Das Frankfurter Westend war dem Philosophen ("Es gibt kein richtiges Leben im falschen") nicht nur Arbeitsstätte. Mit seiner Frau Margarete Karplus lebte er im Kettenhofweg 123. An "Teddie", wie Adorno von seinen Freunden genannt wurde, erinnert dort eine Gedenktafel. Begraben ist der Autor der "Minima Moralia" und der "Dialektik der Aufklärung" (mit Max Horkheimer) auf dem Frankfurter Hauptfriedhof, Gewann K 119.

Für die Poesie anstelle der Philosophie entschied sich Frankfurts größter Denker: Johann Wolfgang von Goethe. Mit dem Glockenschlag zwölf kam der Dichterfürst am 28. August 1749 in Frankfurt auf die Welt. An seinem originalgetreu rekonstruierten Geburtshaus am Großen Hirschgraben 23-25 beginnt der Themenrundgang "Auf Goethes Spuren" der Tourismus+Congress GmbH. Er macht mit dem Dichter und seiner Zeit vertraut.

Über den Rossmarkt führt der Weg des zweistündigen Rundgangs zur Hauptwache. Dort erlebte Goethe 1772 die Hinrichtung der Susanna Margaretha Brandt. Als junger Jurist hatte Goethe den gesamten Prozess gegen die Dienstmagd, die ihr Neugeborenes getötet hatte, verfolgt. Ihr Schicksal war ihm Vorlage für das Gretchen im "Faust". Nur wenige Schritte sind es zur Katharinenkirche, in der er konfirmiert wurde. Weitere Stationen sind die Paulskirche und der Römer. Im Kaisersaal des Rathauses erlebte der 15-jährige Goethe 1764 die Kaiserkrönung Josephs II. Die Tour endet im Historischen Museum, in dem das Modell der Brüder Treuner einen Eindruck vermittelt wie die Altstadt vor der Zerstörung im Zweiten Weltkrieg ausgesehen hat.
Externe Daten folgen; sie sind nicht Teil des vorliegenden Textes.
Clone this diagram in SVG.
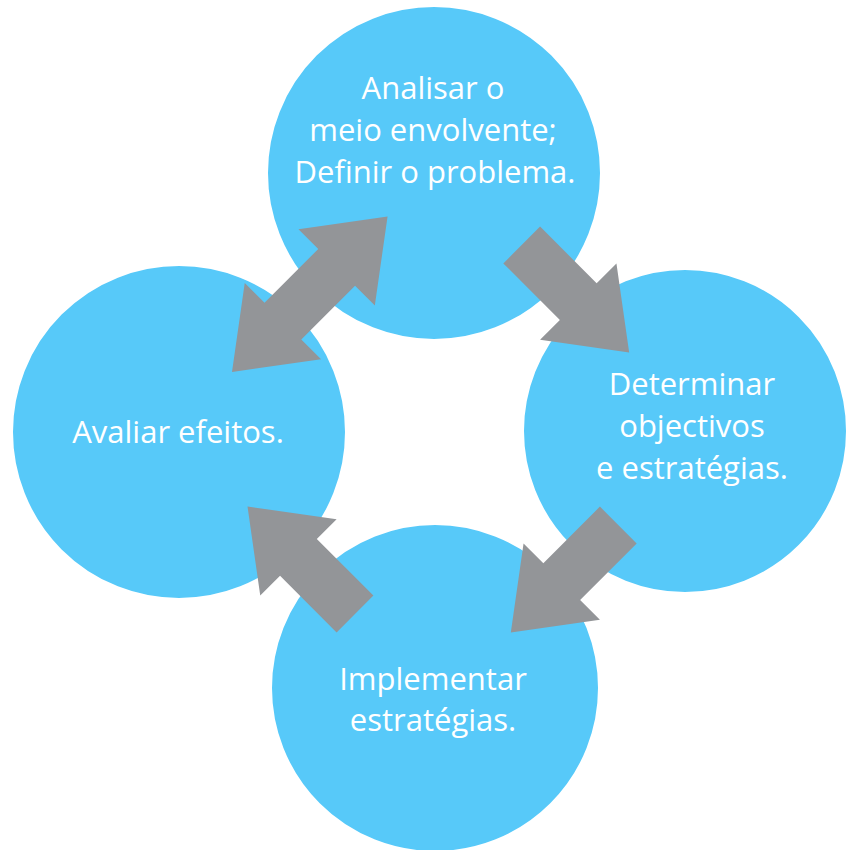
<svg xmlns="http://www.w3.org/2000/svg" width="846" height="850" viewBox="0 0 846 850">
  <style>
    .stage { fill: #57c9f9; stroke: #ffffff; stroke-width: 6; }
    .label { fill: #ffffff; font-family: "Open Sans", "Noto Sans", "DejaVu Sans", sans-serif; font-size: 31px; text-anchor: middle; }
    .arrow { fill: #939598; }
  </style>
  <defs>
    <!-- single-headed arrow pointing along +x, tail at origin -->
    <path id="arrow1" d="M0,-26 L80,-26 L80,-54 L152,0 L80,54 L80,26 L0,26 Z"/>
    <!-- double-headed arrow along +x, from one tip at origin to the other -->
    <path id="arrow2" d="M0,0 L72,-54 L72,-26 L148,-26 L148,-54 L220,0 L148,54 L148,26 L72,26 L72,54 Z"/>
  </defs>
  <rect width="846" height="850" fill="#ffffff"/>

  <g id="node-avaliar">
    <circle class="stage" cx="179" cy="432" r="169"/>
    <text class="label" x="178" y="443">Avaliar efeitos.</text>
  </g>
  <g id="node-analisar">
    <circle class="stage" cx="434" cy="173" r="169"/>
    <text class="label" x="433" y="99">Analisar o</text>
    <text class="label" x="433" y="141">meio envolvente;</text>
    <text class="label" x="435" y="183">Definir o problema.</text>
  </g>
  <g id="node-determinar">
    <circle class="stage" cx="685" cy="431" r="164"/>
    <text class="label" x="692" y="395">Determinar</text>
    <text class="label" x="692" y="437">objectivos</text>
    <text class="label" x="692" y="479">e estratégias.</text>
  </g>
  <g id="node-implementar">
    <circle class="stage" cx="435" cy="688" r="166"/>
    <text class="label" x="433" y="690">Implementar</text>
    <text class="label" x="433" y="731">estratégias.</text>
  </g>

  <g id="connectors" class="arrow">
    <use href="#arrow2" transform="translate(232,372) rotate(-45)"/>
    <use href="#arrow1" transform="translate(521.7,245) rotate(45)"/>
    <use href="#arrow1" transform="translate(618.3,525) rotate(135)"/>
    <use href="#arrow1" transform="translate(355,614) rotate(-135)"/>
  </g>
</svg>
Bei Einheimischen wie Besuchern gleichermaßen beliebt ist ein Spaziergang am Deutschherrnufer bis zur Gerbermühle in Oberrad. Das Hotel und Ausflugslokal, das im Juni nach umfangreichen Baumaßnahmen wieder eröffnet wird, war zu Goethes Lebzeiten die Sommerresidenz des Bankiers Johann Jakob von Willemer. Bei einem Besuch im Jahre 1815 lernte der damals 65-jährige Goethe Marianne von Willemer kennen – und verliebte sich in sie. Wie sich die Beziehung zwischen den beiden entwickelte, lässt sich im "West-östlichen Divan" nachlesen – und mit ein wenig Phantasie bei der Lektüre im Schatten der Kastanienbäume des Gartenlokals nachempfinden. Oder bei einem Spaziergang zum Willemer Häuschen am Ende des Hühnerwegs (Hausnummer 74) auf dem Mühlberg in Sachsenhausen, in dem sich die Liebenden trafen.

Wer auf dem Rückweg noch Zeit hat, sollte sich im Städel Museum am Schaumainkai 23 das wohl bekannteste Bild des Dichters anschauen – den liegenden Goethe in der Campagna di Roma von J.H.W. Tischbein. Selbstverständlich haben die Frankfurter dem bedeutendsten Sohn ihrer Stadt auch ein Denkmal gesetzt. Derzeit ist das Monument in der Gallusanlage allerdings verhüllt, weil es restauriert wird. Zu Goethes 258. Geburtstag am 28. August wird es wieder zu bestaunen sein. Begraben ist Goethe leider nicht in seiner Geburtstadt, sondern in Weimar. Auf dem Alten Petersfriedhof zwischen Stephanstraße und Bleichstraße sind aber die Gräber seiner Eltern, Katharina Elisabeth Goethe und Johann Kaspar Goethe, zu finden.